The report of the Organic Development Committee was the latest in a long line of reports on the organic food sector. Launched last April, its findings were similar to those of the various reports that proceeded it. Like the report of the Western Development commission, the Bord Bia report, Bord Glas surveys and reports undertaken by various Leader groups around the country over the last decade, it found that the demand for organic food is increasing, that this demand is increasingly being met by imports, that individual farmers and processors need more support and that intending organic producers need more technical advice and backup. Top of the list of this committee's recommendations is the setting up of more committees. It recommends that a Steering Group should be set up as the driving force for the development of the organic sector, a Partnership Expert Working Group to co-ordinate, facilitate and monitor the provision of training, education, advice and research and an Organic Market

Development Group to develop an national marketing strategy for organic food. It also recommends carrying out a census of organic farming. Recommendations by organic committees for the setting up of further committees and reports are a traditional feature of organic reports. The report of the Western Development Committee published last year also recommended the setting up of a Steering Committee, an Advisory Committee and a Feasibility study into the development of distribution channels for medium and small producers.
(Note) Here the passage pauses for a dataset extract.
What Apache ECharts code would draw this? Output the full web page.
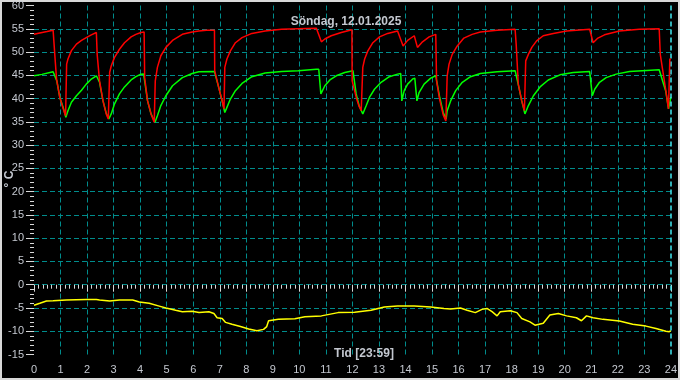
<!DOCTYPE html>
<html>
<head>
<meta charset="utf-8">
<script src="https://cdn.jsdelivr.net/npm/echarts@6/dist/echarts.min.js"></script>
<style>
html,body{margin:0;padding:0;background:#000;}
#c{width:680px;height:380px;}
</style>
</head>
<body>
<div id="c"></div>
<script>
const titleText = 'Söndag, 12.01.2025';
const xTitle = 'Tid [23:59]';
const yTitle = '° C';
const xTicks = [0,1,2,3,4,5,6,7,8,9,10,11,12,13,14,15,16,17,18,19,20,21,22,23,24];
const yTicks = [-15,-10,-5,0,5,10,15,20,25,30,35,40,45,50,55,60];

const redSeries = [[0,53.8],[0.22,54.1],[0.49,54.4],[0.72,54.7],[0.79,54.6],[0.80,48.1],[0.85,44.2],[0.97,40.3],[1.10,37.8],[1.19,36.3],[1.22,36.3],
[1.23,47.4],[1.28,48.5],[1.41,50.3],[1.60,51.7],[1.79,52.5],[1.97,53.1],[2.16,53.7],[2.35,54.2],
[2.37,54.2],[2.38,49.5],[2.47,43.8],[2.60,39.5],[2.72,36.7],[2.80,35.6],[2.84,35.6],
[2.85,45.6],[2.91,47.0],[3.03,48.8],[3.22,50.6],[3.41,52.0],[3.66,53.25],[3.84,53.8],[4.03,54.2],[4.15,54.3],
[4.17,44.5],[4.28,39.5],[4.41,36.7],[4.53,34.9],[4.56,34.9],
[4.57,43.8],[4.65,46.7],[4.78,49.2],[4.97,51.0],[5.22,52.5],[5.59,53.8],[5.96,54.3],[6.21,54.5],[6.5,54.7],[6.80,54.7],
[6.81,46.0],[6.96,42.4],[7.09,39.5],[7.16,37.8],[7.18,37.8],
[7.19,46.7],[7.27,48.5],[7.40,50.25],[7.59,52.0],[7.84,53.1],[8.21,54.0],[8.71,54.5],[9.33,54.9],[9.96,55.0],[10.64,55.1],
[10.68,55.1],[10.83,52.2],[10.96,52.8],[11.2,53.5],[11.58,54.2],[11.98,54.8],
[11.99,43.8],[12.14,40.3],[12.25,38.3],[12.33,37.4],[12.38,37.2],
[12.39,46.7],[12.46,48.5],[12.58,50.25],[12.77,52.0],[13.02,53.25],[13.33,54.0],[13.70,54.5],[13.77,54.6],
[13.91,51.3],[14.08,52.5],[14.33,53.5],[14.39,53.6],[14.45,51.0],[14.64,52.2],[14.89,53.25],[15.14,53.8],
[15.17,43.8],[15.28,40.0],[15.42,36.5],[15.52,35.2],[15.56,35.2],
[15.57,44.9],[15.64,47.4],[15.76,49.5],[15.95,51.3],[16.2,53.0],[16.51,53.8],[16.82,54.3],[17.45,54.7],[18.13,54.9],[18.16,54.9],
[18.17,51.7],[18.25,43.1],[18.38,39.5],[18.48,37.4],[18.52,37.4],
[18.53,48.1],[18.63,49.5],[18.76,51.0],[18.94,52.4],[19.19,53.5],[19.57,54.0],[20.07,54.5],[20.94,54.9],
[21.07,52.0],[21.25,53.0],[21.5,53.7],[22.06,54.5],[22.81,54.9],[23.56,55.0],[23.59,55.0],
[23.60,49.5],[23.81,41.7],[23.91,37.8],[23.94,37.8],[23.96,48.5],[24,48.5]];

const greenSeries = [[0,44.9],[0.3,45.2],[0.72,45.75],[0.79,45.7],[0.86,43.8],[0.97,40.3],[1.10,38.1],[1.20,36.0],
[1.28,37.4],[1.41,39.2],[1.60,40.6],[1.79,41.8],[1.97,43.1],[2.16,44.2],[2.35,44.9],[2.41,45.2],
[2.47,43.5],[2.6,39.5],[2.72,36.9],[2.82,35.6],
[2.91,36.7],[3.03,38.8],[3.22,41.0],[3.41,42.5],[3.66,44.0],[3.84,44.7],[4.03,45.25],[4.13,45.3],
[4.28,39.5],[4.41,36.7],[4.56,34.9],
[4.65,36.3],[4.78,38.5],[4.97,40.6],[5.22,42.75],[5.59,44.5],[5.96,45.4],[6.21,45.75],[6.8,45.8],
[6.96,42.4],[7.09,39.5],[7.19,37.0],
[7.27,38.1],[7.40,39.9],[7.59,41.7],[7.84,43.25],[8.21,44.7],[8.71,45.5],[9.33,45.8],[9.96,46.0],[10.64,46.3],[10.73,46.3],
[10.81,41.0],[10.83,41.3],[10.96,42.75],[11.15,44.0],[11.39,44.9],[11.71,45.6],[12.02,46.0],
[12.14,41.0],[12.25,38.5],[12.39,36.7],
[12.52,38.5],[12.64,40.25],[12.83,42.0],[13.08,43.5],[13.39,44.7],[13.70,45.25],[13.82,45.4],
[13.86,39.5],[13.95,41.7],[14.08,43.1],[14.27,44.2],[14.35,44.4],[14.43,39.5],[14.51,41.3],[14.70,43.1],[14.95,44.4],[15.14,44.9],
[15.28,40.5],[15.42,37.0],[15.53,35.6],
[15.57,37.4],[15.70,39.5],[15.89,41.7],[16.14,43.5],[16.45,44.7],[16.82,45.4],[17.45,45.75],[18.13,46.0],
[18.25,43.0],[18.38,39.5],[18.5,36.7],
[18.63,38.5],[18.82,40.6],[19.07,42.5],[19.38,44.0],[19.82,45.1],[20.32,45.6],[20.94,45.8],[21.0,45.7],
[21.04,40.6],[21.13,42.0],[21.31,43.5],[21.56,44.5],[21.94,45.25],[22.44,45.8],[23.56,46.2],[23.6,46.0],
[23.81,41.5],[23.91,37.8],[23.95,37.5],[24,40.3]];

const yellowSeries = [[0,-4.4],[0.22,-4.0],[0.47,-3.5],[0.72,-3.45],[1.22,-3.3],[1.97,-3.2],[2.35,-3.2],[2.47,-3.3],[2.85,-3.5],[3.22,-3.3],[3.72,-3.3],[3.97,-3.7],[4.34,-4.0],[4.72,-4.6],[4.97,-5.0],[5.34,-5.5],[5.59,-5.8],[5.96,-5.7],[6.22,-5.96],[6.59,-5.8],[6.78,-6.2],[6.9,-7.1],[7.09,-7.25],[7.22,-8.1],[7.46,-8.5],[7.78,-9.0],[8.09,-9.5],[8.4,-9.9],[8.65,-9.6],[8.77,-9.0],[8.84,-7.75],[9.21,-7.45],[9.83,-7.3],[10.21,-6.9],[10.83,-6.7],[11.46,-6.0],[12.08,-5.9],[12.7,-5.5],[13.2,-4.8],[13.7,-4.6],[14.33,-4.6],[14.95,-4.8],[15.45,-5.1],[15.7,-5.2],[16.07,-5.0],[16.32,-5.5],[16.63,-6.0],[16.7,-6.0],[16.88,-5.3],[17.07,-5.1],[17.26,-5.8],[17.45,-6.7],[17.57,-5.8],[17.95,-5.6],[18.2,-6.0],[18.38,-7.25],[18.69,-8.0],[18.88,-8.7],[19.19,-8.3],[19.44,-6.5],[19.76,-6.2],[20.07,-6.7],[20.44,-7.1],[20.63,-7.75],[20.82,-6.7],[21.07,-7.1],[21.44,-7.45],[22.06,-7.8],[22.56,-8.5],[23.06,-8.9],[23.44,-9.4],[23.81,-10.0],[23.94,-10.1],[24,-9.9]];

const FONT = '"Liberation Sans", Arial, sans-serif';
const LABEL = '#c4c8d0';
const GRID = '#008c8c';

const chart = echarts.init(document.getElementById('c'), null, {renderer:'canvas'});
chart.setOption({
  animation: false,
  backgroundColor: '#000',
  title: [
    {text: titleText, left: 341, top: 11, textAlign: 'center',
     textStyle: {color: LABEL, fontSize: 12, fontWeight: 'bold', fontFamily: FONT}},
    {text: xTitle, left: 359, top: 343, textAlign: 'center',
     textStyle: {color: LABEL, fontSize: 12, fontWeight: 'bold', fontFamily: FONT}}
  ],
  graphic: [
    {type: 'text', x: 10, y: 179, rotation: Math.PI/2,
     style: {text: yTitle, fill: LABEL, font: 'bold 12px ' + FONT, align: 'center', verticalAlign: 'middle'}},
    {type: 'rect', shape: {x: 1, y: 1, width: 678, height: 378},
     style: {fill: 'none', stroke: '#d8d8d8', lineWidth: 2}, silent: true}
  ],
  grid: {left: 34, right: 5, top: 4.5, bottom: 25.5, containLabel: false},
  xAxis: {
    type: 'value', min: xTicks[0], max: xTicks[xTicks.length-1], interval: 1,
    axisLine: {show: false},
    axisTick: {show: true, length: 7, lineStyle: {color: '#d8d8d8', width: 1}},
    minorTick: {show: true, splitNumber: 6, length: 4, lineStyle: {color: '#d8d8d8', width: 1}},
    axisLabel: {color: LABEL, fontSize: 11, fontFamily: FONT, margin: 10},
    splitLine: {show: true, showMinLine: false, showMaxLine: false,
      lineStyle: {color: GRID, type: [5,3], width: 1}}
  },
  yAxis: {
    type: 'value', min: yTicks[0], max: yTicks[yTicks.length-1], interval: 5,
    axisLine: {show: false},
    axisTick: {show: true, length: 8, lineStyle: {color: '#d8d8d8', width: 1}},
    minorTick: {show: true, splitNumber: 5, length: 4, lineStyle: {color: '#d8d8d8', width: 1}},
    axisLabel: {color: LABEL, fontSize: 11, fontFamily: FONT, margin: 10},
    splitLine: {show: true, showMinLine: false, showMaxLine: false,
      lineStyle: {color: GRID, type: [5,3], width: 1}}
  },
  series: [
    {type: 'line', data: yellowSeries, showSymbol: false, lineStyle: {color: '#ffff00', width: 1.5}, z: 3},
    {type: 'line', data: greenSeries, showSymbol: false, lineStyle: {color: '#00ff00', width: 1.5}, z: 4},
    {type: 'line', data: redSeries, showSymbol: false, lineStyle: {color: '#ff0000', width: 1.5}, z: 5,
     markLine: {silent: true, symbol: ['none','none'], label: {show: false},
       lineStyle: {color: '#40e8f0', type: [5,3], width: 1.5},
       data: [{xAxis: 24}]}}
  ]
});
</script>
</body>
</html>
The ODC report also recommends the setting up of organic demonstration farms, that Teagasc should have an organic adviser in every county, that there should be more research into organic methods of production and that producer groups should be encouraged and funded. It calls for more organic publications and courses for producers and more promotion of the benefits of organic food amongst consumers. In fact this latest report suggests most of initiatives that organic growers and farmers and the organic bodies have been suggesting for the last ten years.

Could it be that now, as the numbers of organic farmers are actually falling, the time has finally come for action?